'Péssima ideia', me disse John Bell quando eu, ainda jovem, quis estudar as bizarras 'ações à distância'
No meu segundo ano, após passado o temido exame de qualificação, tinha que escolher minha área de pesquisa. Meu orientador, John G. Taylor, estava interessado em teorias de unificação usando a supersimetria, a última moda no início dos anos 80, graças aos resultados dos físicos John Schwartz e Michael Green em teorias de supercordas.
A ideia era explorar modelos descrevendo as forças fundamentais da matéria em nove ou dez dimensões espaciais, eventualmente reduzindo tudo a uma teoria efetiva nas três dimensões que conhecemos.
O tópico era bem técnico --mais matemática do que física-- e não me interessei muito.
John Bell era um dos palestrantes em uma conferência em Oxford e resolvi pegar um trem e me apresentar a ele. Bell trabalhava no Cern, o mesmo laboratório onde, ano passado, descobriram o bóson de Higgs.

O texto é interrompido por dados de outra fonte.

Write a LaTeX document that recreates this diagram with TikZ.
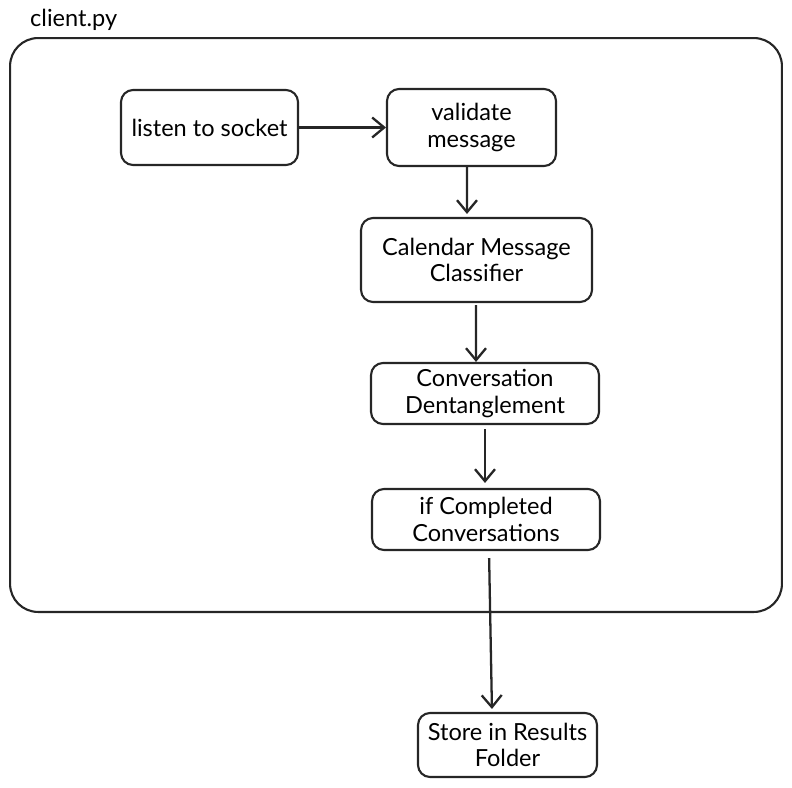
\documentclass[tikz,border=0pt]{standalone}
\usepackage{fontspec}
\setmainfont{Lato}
\usetikzlibrary{arrows.meta,positioning}

\begin{document}
\begin{tikzpicture}[x=0.02cm, y=-0.02cm,
        stepbox/.style={rectangle, draw=black!85, line width=1.2pt,
                        rounded corners=0.24cm, align=center,
                        font=\fontsize{13.4}{15}\selectfont, inner sep=2pt},
        flow/.style={-{Straight Barb[length=0.24cm, width=0.4cm]},
                     line width=1.3pt, draw=black!85}
    ]

    \useasboundingbox (0,0) rectangle (792,788);

    %% ── client.py container ─────────────────────────────────────────────────
    \node[draw=black!85, line width=1.2pt, rounded corners=0.56cm,
          minimum width=15.44cm, minimum height=11.48cm] (client) at (396,325) {};
    \node[font=\fontsize{13.4}{15}\selectfont, anchor=west] (clientlbl) at (24,20) {client.py};

    %% ── processing steps ────────────────────────────────────────────────────
    \node[stepbox, minimum width=3.54cm, minimum height=1.50cm] (listen)   at (209.5,127.5) {listen to socket};
    \node[stepbox, minimum width=3.38cm, minimum height=1.54cm] (validate) at (471.5,127.5) {validate\\message};
    \node[stepbox, minimum width=4.62cm, minimum height=1.68cm] (classify) at (476.5,260)   {Calendar Message\\Classifier};
    \node[stepbox, minimum width=4.56cm, minimum height=1.22cm] (detangle) at (485,393.5)   {Conversation\\Dentanglement};
    \node[stepbox, minimum width=4.56cm, minimum height=1.22cm] (complete) at (486,519.5)   {if Completed\\Conversations};

    %% ── output outside the container ────────────────────────────────────────
    \node[stepbox, minimum width=3.58cm, minimum height=1.28cm] (store)    at (507.5,745)   {Store in Results\\Folder};

    %% ── flow arrows ─────────────────────────────────────────────────────────
    \draw[flow] (listen.east) -- (validate.west);
    \draw[flow, shorten >=0.06cm] ([xshift=-0.09cm]validate.south) -- ([xshift=-0.19cm]classify.north);
    \draw[flow, shorten <=0.04cm] ([xshift=-0.01cm]classify.south) -- ([xshift=-0.18cm]detangle.north);
    \draw[flow, shorten <=0.08cm, shorten >=0.1cm] (detangle.south) -- ([xshift=-0.02cm]complete.north);
    \draw[flow, shorten <=0.14cm, shorten >=0.06cm] ([xshift=0.06cm]complete.south) -- ([xshift=-0.31cm]store.north);

\end{tikzpicture}
\end{document}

Mas ele era famoso por outro resultado, um teorema que revolucionou nossa compreensão do mundo quântico. Desde que era aluno de graduação na PUC-Rio, me interessava pela interpretação da mecânica quântica, no que dizia a teoria mais efetiva e mais misteriosa da física. (Leitores das minhas duas últimas colunas sabem do que falo.)
A apresentação de Bell era sobre seu teorema de 1964 e sobre recentes verificações experimentais. (Experimentos de John Clauser e Alain Aspect.) A física quântica, que trata dos átomos e das partículas subatômicas, produz efeitos muito bizarros. Entre eles, a possibilidade de que dois objetos separados por grande distância exerçam "influência" mútua mais rápida do que a velocidade da luz.
Isso vai contra toda a física anterior e a nossa intuição de que um efeito tem uma causa que, mesmo se rápida, é mais lenta do que a luz.
A mecânica quântica não explica isso, simplesmente aceitando que a coisa é assim. Extensões da teoria tentam justificar o que ocorre usando as chamadas "variáveis escondidas" de David Bohm. O teorema de Bell oferece um teste para ver se a teoria quântica é completa ou se extensões são viáveis.
Objetos quânticos devidamente "emaranhados", ou em interação, se comportam como uma unidade mesmo se separados. Por exemplo, imagine dois elétrons saindo de uma fonte em direções opostas. Imagine que estejam também girando em sentidos diferentes --elétrons não são piões, mas vamos lá.
Se o giro de um é invertido, o do outro também se inverte sem ninguém tocá-lo. O mais incrível é que isso ocorre mais rápido do que a velocidade da luz, talvez até instantaneamente, se bem que nunca poderemos confirmar se algo ocorre instantaneamente, pois nossos instrumentos não têm precisão absoluta.
Bell e os experimentos demonstraram que extensões da mecânica quântica com ação local não funcionam; a natureza é não local, isto é, sujeita às bizarras "ações à distância". Empolgado, perguntei a Bell se me orientaria. "Péssima ideia um jovem trabalhar nisso", disse. "Espere até você ter uma reputação sólida. Caso contrário, ninguém o levará a sério." Não sei se chegou a hora, mas o "fantasma quântico" vem me assombrando nesses dias.